Many window contractors don’t use their own employees as installers, instead subcontracting the work. Even if the contractor is insured, it doesn’t mean the subcontractors are.
“Make sure the contractor you’re doing business with is fully and properly licensed and experienced, and has the proper insurance,” says Richard Beil of West Coast Windows. In particular, he says, check that their workers’ compensation insurance is enforced and their contractor’s license is valid and not suspended.
Another priority, especially important in this economy, is longevity. Mr. Beil recommends you show preference for companies that’ve been in business for some time, with long-serving employees and a good track record for reliability. “It's pretty evident that a company that’s been in business for a long time is more likely to remain in business, because they’re established both financially and in their market place,” he says.
Mr. Beil also advises care when evaluating competing products.
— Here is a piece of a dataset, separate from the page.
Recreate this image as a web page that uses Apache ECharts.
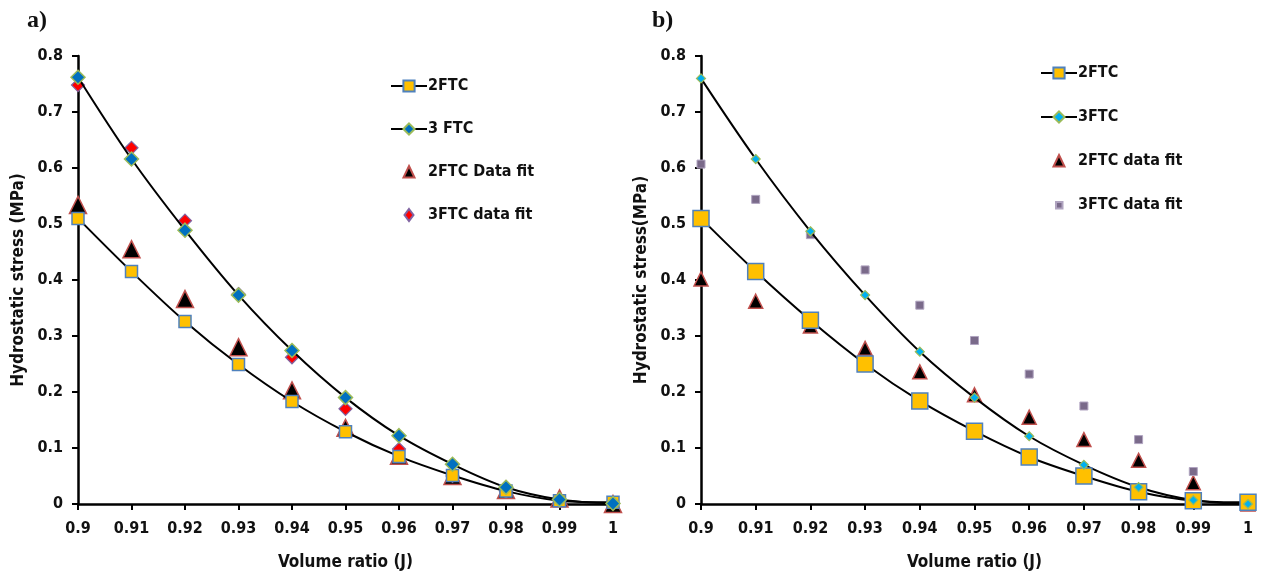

Options that may come standard with one product cost extra with another, so comparing apples to apples can prove challenging to the uninitiated shopper. “Basically, make sure you're getting the product you think you're getting,” he says.
Before buying windows for your home, consider asking the contractor these questions:
• Do you have any unresolved or unanswered complaints at your local Better Business Bureau or the California State License Board?
• Are you properly licensed with the California State License Board?
• Do you offer lifetime/transferable warranties?
• Are your installers bonded and certified?
• Do you have liability insurance?
• Are you classified as a window glazing contractor or just a general contractor?
• Do you have references in my neighborhood?
• How many years have you been in business?
• Do you service what you sell?
• Do you have factory-trained installers?
• Do you buy factory direct?
• Are you a Circle of Excellence Andersen Dealer?